In “A Thousand Points of Light,” André De Shields, Anthony Rapp and BD Wong, later joined by the full cast, gather at a candlelight vigil to longingly remember the stories and struggles of friends and lovers. “We vigil / We meet / In the night / With the night / As the night that hovers with those who went / And they carry us, our dead … I honor you / I love you / I light this light for you.”
The stage was awash in tiny lights with each actor carrying a glowing candle. Leading toward a reverent silence, they said in hushed voices: “For somewhere / in a moment of stillness / in a moment of semblance / in a moment … we’ll meet.”

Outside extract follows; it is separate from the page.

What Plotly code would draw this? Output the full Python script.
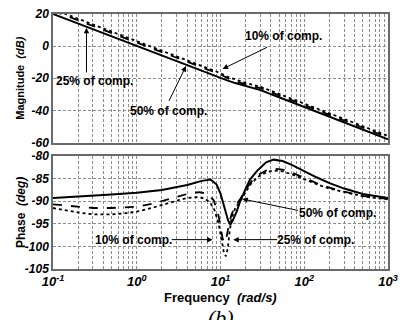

For his final story, “… and The Way We Were,” Drake updated his original script to provide a perspective on the AIDS and gay rights movements from the year 2021. On the eve of nationwide marriage equality, Drake warned us from the future that the march forward won’t be easy. But ultimately, gay families will walk hand-in-hand down any street, in cities large and small, Drake said, “without restrictions, condemnation or closets. But with the freedom to love that we got…when we took. You know, the truth will set you free. But first, it will piss you off.”
The 20th anniversary performance was a moving, exhilarating success, said Tom Viola, executive director of Broadway Cares/Equity Fights AIDS. “Under Robert’s superb direction, the brilliant ensemble cast joined David in an explosive re-working of what had been a landmark solo work,” he said. “We were so proud to be a part of this evening, celebrating the present, remembering the heartbreak and still committed to a better future.”
Sean Strub, executive director of Sero Project, added: “The message so eloquently conveyed in The Night Larry Kramer Kissed Me is needed today even more so than before. Broadway Cares/Equity Fights AIDS and Sero Project are fighting HIV-related stigma, discrimination and criminalization, and working to ensure that vital, life-affirming, and, in many cases, life-saving services are available to those who need them.”
Strub and Viola produced The Night Larry Kramer Kissed Me when it first premiered Off-Broadway in June 1992.
In the two decades since its debut, treatments for saving lives have advanced. Yet, HIV-related stigma has, sadly, increased.
“The treatment for stigma isn’t found at a pharmacy,” Viola said. “It is accomplished by empowering the stigmatized, educating the public and providing a path to justice for all.”